I chose to attend the Telluride experience because I truly do value patient safety in all respects, as cliche as I imagine it may sound. As a healthcare practitioner they may be nothing more unsettling when you are unable to answer questions such as ” How do I safely care for this patient or population?”, “How can I protect these patients from themselves”,”What adverse events are associated with this condition or disease process and what protocols are designed for these situations as they potentially arise?” or ” What situation would be considered a medical emergency?”. The answers to questions such as these are the foundation from which we guide evidence based practice polices and approaches.
I believe that this experience will allow me to collaborate with like minds that may bare perspectives that allow me to challenge my own ideals and practices to better provide safe patient care. This is the essence of quality improvement and positive outcomes for patient populations. None of the respective fields in which we contribute can progress if we do not routinely challenge what we believe to be the most effective evidence based practice procedures. John J. Nance’s Why Hospitals Should Fly High is tragic example of what can happen when we fail to continually put safety above all else and push one another to do the same.
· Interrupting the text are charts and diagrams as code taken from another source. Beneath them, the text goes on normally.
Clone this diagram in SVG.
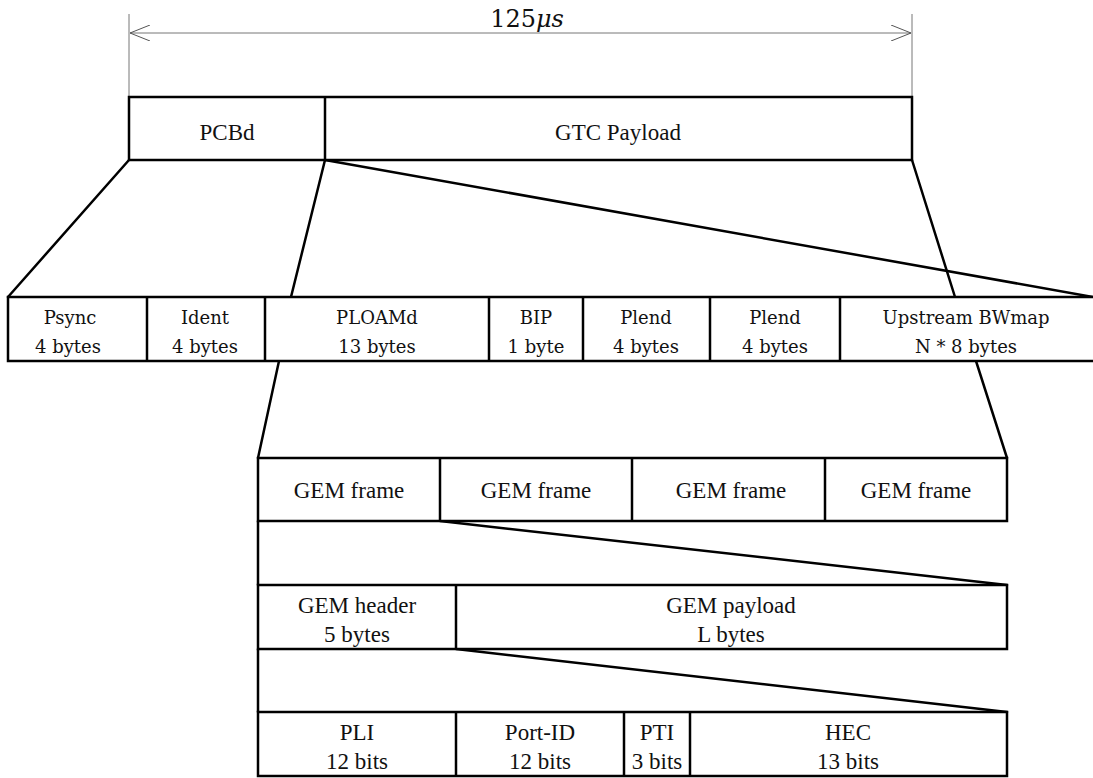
<svg xmlns="http://www.w3.org/2000/svg" width="1093" height="778" viewBox="0 0 1093 778">
<defs>
<marker id="arr" viewBox="0 0 20 16" refX="20" refY="8" markerWidth="20" markerHeight="16" markerUnits="userSpaceOnUse" orient="auto-start-reverse">
<path d="M0,0 L20,8 L0,16" fill="none" stroke="#555" stroke-width="1"/>
</marker>
</defs>
<style>
.b{fill:#fff;stroke:#000;stroke-width:2.5}
.d{stroke:#000;stroke-width:2.5;fill:none}
.c{stroke:#000;stroke-width:2.5;fill:none;stroke-linecap:round}
.t{font-family:"Liberation Serif","Times New Roman",serif;font-size:23px;fill:#111;text-anchor:middle}
.s{font-family:"DejaVu Serif",serif;font-size:18px;fill:#111;text-anchor:middle}
.dim{stroke:#777;stroke-width:1;fill:none}
</style>
<g id="dimension">
<line class="dim" x1="129" y1="14" x2="129" y2="97"/>
<line class="dim" x1="912" y1="14" x2="912" y2="97"/>
<line class="dim" x1="130" y1="33" x2="911" y2="33" marker-start="url(#arr)" marker-end="url(#arr)"/>
<text class="s" x="527" y="27" style="font-size:24px">125<tspan font-style="italic">μs</tspan></text>
</g>
<g id="connectors">
<line class="c" x1="129" y1="160" x2="8" y2="297"/>
<line class="c" x1="325" y1="160" x2="291" y2="297"/>
<line class="c" x1="325" y1="160" x2="1093" y2="297"/>
<line class="c" x1="912" y1="160" x2="955" y2="297"/>
<line class="c" x1="279" y1="361" x2="258" y2="458"/>
<line class="c" x1="976" y1="361" x2="1007" y2="458"/>
<line class="c" x1="258" y1="521" x2="258" y2="585"/>
<line class="c" x1="440" y1="521" x2="1007" y2="585"/>
<line class="c" x1="258" y1="649" x2="258" y2="712"/>
<line class="c" x1="456" y1="649" x2="1007" y2="712"/>
</g>
<g id="frame">
<rect class="b" x="129" y="97" width="783" height="63"/>
<line class="d" x1="325" y1="97" x2="325" y2="160"/>
<text class="t" x="227" y="140">PCBd</text>
<text class="t" x="618" y="140">GTC Payload</text>
</g>
<g id="pcbd">
<rect class="b" x="8" y="297" width="1090" height="64"/>
<line class="d" x1="147" y1="297" x2="147" y2="361"/>
<line class="d" x1="265" y1="297" x2="265" y2="361"/>
<line class="d" x1="489" y1="297" x2="489" y2="361"/>
<line class="d" x1="583" y1="297" x2="583" y2="361"/>
<line class="d" x1="710" y1="297" x2="710" y2="361"/>
<line class="d" x1="840" y1="297" x2="840" y2="361"/>
<text class="s" x="70" y="324">Psync</text><text class="s" x="68" y="353">4 bytes</text>
<text class="s" x="205" y="324">Ident</text><text class="s" x="205" y="353">4 bytes</text>
<text class="s" x="377" y="324">PLOAMd</text><text class="s" x="377" y="353">13 bytes</text>
<text class="s" x="536" y="324">BIP</text><text class="s" x="536" y="353">1 byte</text>
<text class="s" x="646" y="324">Plend</text><text class="s" x="646" y="353">4 bytes</text>
<text class="s" x="775" y="324">Plend</text><text class="s" x="775" y="353">4 bytes</text>
<text class="s" x="966" y="324">Upstream BWmap</text><text class="s" x="966" y="353">N * 8 bytes</text>
</g>
<g id="gemframes">
<rect class="b" x="258" y="458" width="749" height="63"/>
<line class="d" x1="440" y1="458" x2="440" y2="521"/>
<line class="d" x1="632" y1="458" x2="632" y2="521"/>
<line class="d" x1="825" y1="458" x2="825" y2="521"/>
<text class="t" x="349" y="498">GEM frame</text>
<text class="t" x="536" y="498">GEM frame</text>
<text class="t" x="731" y="498">GEM frame</text>
<text class="t" x="916" y="498">GEM frame</text>
</g>
<g id="gem">
<rect class="b" x="258" y="585" width="749" height="64"/>
<line class="d" x1="456" y1="585" x2="456" y2="649"/>
<text class="t" x="357" y="613">GEM header</text><text class="t" x="357" y="642">5 bytes</text>
<text class="t" x="731" y="613">GEM payload</text><text class="t" x="731" y="642">L bytes</text>
</g>
<g id="header">
<rect class="b" x="258" y="712" width="749" height="64"/>
<line class="d" x1="456" y1="712" x2="456" y2="776"/>
<line class="d" x1="624" y1="712" x2="624" y2="776"/>
<line class="d" x1="690" y1="712" x2="690" y2="776"/>
<text class="t" x="357" y="740">PLI</text><text class="t" x="357" y="769">12 bits</text>
<text class="t" x="540" y="740">Port-ID</text><text class="t" x="540" y="769">12 bits</text>
<text class="t" x="657" y="740">PTI</text><text class="t" x="657" y="769">3 bits</text>
<text class="t" x="848" y="740">HEC</text><text class="t" x="848" y="769">13 bits</text>
</g>
</svg>
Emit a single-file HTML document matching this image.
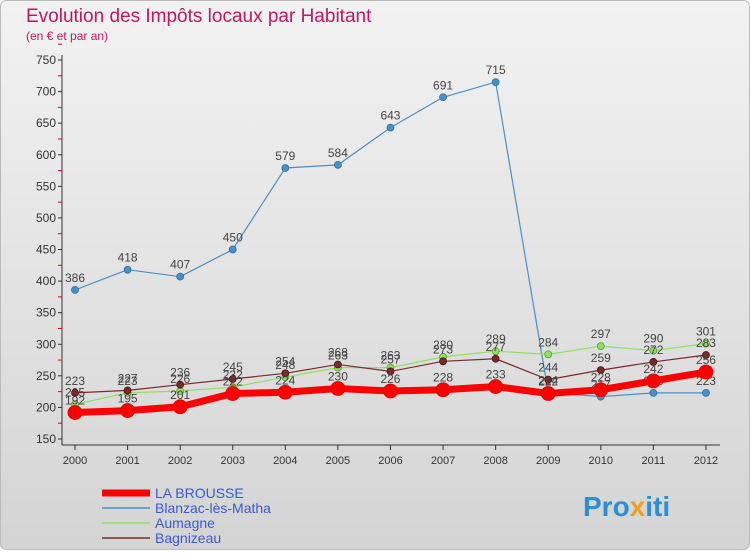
<!DOCTYPE html>
<html><head><meta charset="utf-8"><style>
body{margin:0;width:750px;height:550px;overflow:hidden;font-family:"Liberation Sans",sans-serif}
</style></head><body>
<svg id="c" width="750" height="550" xmlns="http://www.w3.org/2000/svg">
<defs><linearGradient id="bg" x1="0" y1="0" x2="0" y2="1"><stop offset="0" stop-color="#f2f2f2"/><stop offset="1" stop-color="#d4d4d4"/></linearGradient></defs>
<rect x="0.5" y="0.5" width="749" height="549" rx="6" fill="url(#bg)" stroke="#bbb"/>
<text x="26" y="22" font-size="19" fill="#c2185b">Evolution des Impôts locaux par Habitant</text>
<text x="26" y="40" font-size="12" fill="#c2185b">(en € et par an)</text>
<g id="axes"></g><g id="series"></g><g id="legend"></g>
<text x="583" y="516" font-size="28" font-weight="bold" fill="#2a8fd6">Pro<tspan fill="#f0a020">x</tspan>iti</text>
</svg>
<script>
const years=[2000,2001,2002,2003,2004,2005,2006,2007,2008,2009,2010,2011,2012];
const yTicks=[150,200,250,300,350,400,450,500,550,600,650,700,750];
const laBrousse=[192,195,201,222,224,230,226,228,233,222,228,242,256];
const blanzac=[386,418,407,450,579,584,643,691,715,224,217,223,223];
const aumagne=[205,223,226,232,248,263,263,280,289,284,297,290,301];
const bagnizeau=[223,227,236,245,254,268,257,273,277,244,259,272,283];
const names=["LA BROUSSE","Blanzac-lès-Matha","Aumagne","Bagnizeau"];
const NS="http://www.w3.org/2000/svg";
function X(i){return 75+i*52.58;}
function Y(v){return 439-(v-150)*379/600;}
function mk(t,a,p){const e=document.createElementNS(NS,t);for(const k in a)e.setAttribute(k,a[k]);p.appendChild(e);return e;}
const ax=document.getElementById('axes');
const yl=mk('line',{x1:62,y1:55,x2:62,y2:445,stroke:'#333'},ax);


const xl=mk('line',{x1:62,y1:445,x2:720,y2:445,stroke:'#333'},ax);


yTicks.forEach(v=>{
  mk('line',{x1:58,y1:Y(v),x2:62,y2:Y(v),stroke:'#333'},ax);
  mk('line',{x1:58,y1:Y(v+25),x2:62,y2:Y(v+25),stroke:'#e00'},ax);
  const t=mk('text',{x:56,y:Y(v)+4,'font-size':12,'text-anchor':'end',fill:'#333'},ax);t.textContent=v;
  
  
});
years.forEach((y,i)=>{
  mk('line',{x1:X(i),y1:445,x2:X(i),y2:450,stroke:'#333'},ax);
  const t=mk('text',{x:X(i),y:464,'font-size':11,'text-anchor':'middle',fill:'#333'},ax);t.textContent=y;
  
  
});
const sg=document.getElementById('series');
function series(data,color,w,r,name,dark){
  const g=mk('g',{},sg);
  
  
  mk('polyline',{points:data.map((v,i)=>X(i)+','+Y(v)).join(' '),fill:'none',stroke:color,'stroke-width':w},g);
  data.forEach((v,i)=>{
    const c=mk('circle',{cx:X(i),cy:Y(v),r:r,fill:color,stroke:dark,'stroke-width':0.8},g);
    
    
    const t=mk('text',{x:X(i),y:Y(v)-8,'font-size':12,'text-anchor':'middle',fill:'#444'},g);t.textContent=v;
    
    
  });
}
series(blanzac,'#4a90c8',1.2,3.5,'series-blanzac','#2a70a8');
series(aumagne,'#8ee060',1.2,3.5,'series-aumagne','#5a9a30');
series(bagnizeau,'#7a2a2a',1.2,3.5,'series-bagnizeau','#501010');
series(laBrousse,'#ff0000',7,7,'series-la-brousse','#dd0000');
const lg=document.getElementById('legend');
const cols=['#ff0000','#4a90c8','#8ee060','#7a2a2a'],ws=[7,1.5,1.5,1.5];
names.forEach((n,i)=>{
  const g=mk('g',{},lg);
  
  
  const y=493+i*15;
  mk('line',{x1:102,y1:y,x2:150,y2:y,stroke:cols[i],'stroke-width':ws[i]},g);
  const t=mk('text',{x:155,y:y+5,'font-size':14,fill:'#3a5ad8'},g);t.textContent=n;
});
</script>
</body></html>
Nance’s comparison of those events rather effectively demonstrates a pathway to an adverse outcome if we simply imagine the pilot to be a physician, for example. Lapses in communication and procedure amongst the interdisciplinary may not be completely unavoidable, but when we overlook patient safety we constantly endanger them; the result can be devastating, which Nance as intimates.
I am looking forward to investigating different approaches to safety from the varying residents, medical students and nursing students as well as hopefully providing something meaningful from my own practice and experience.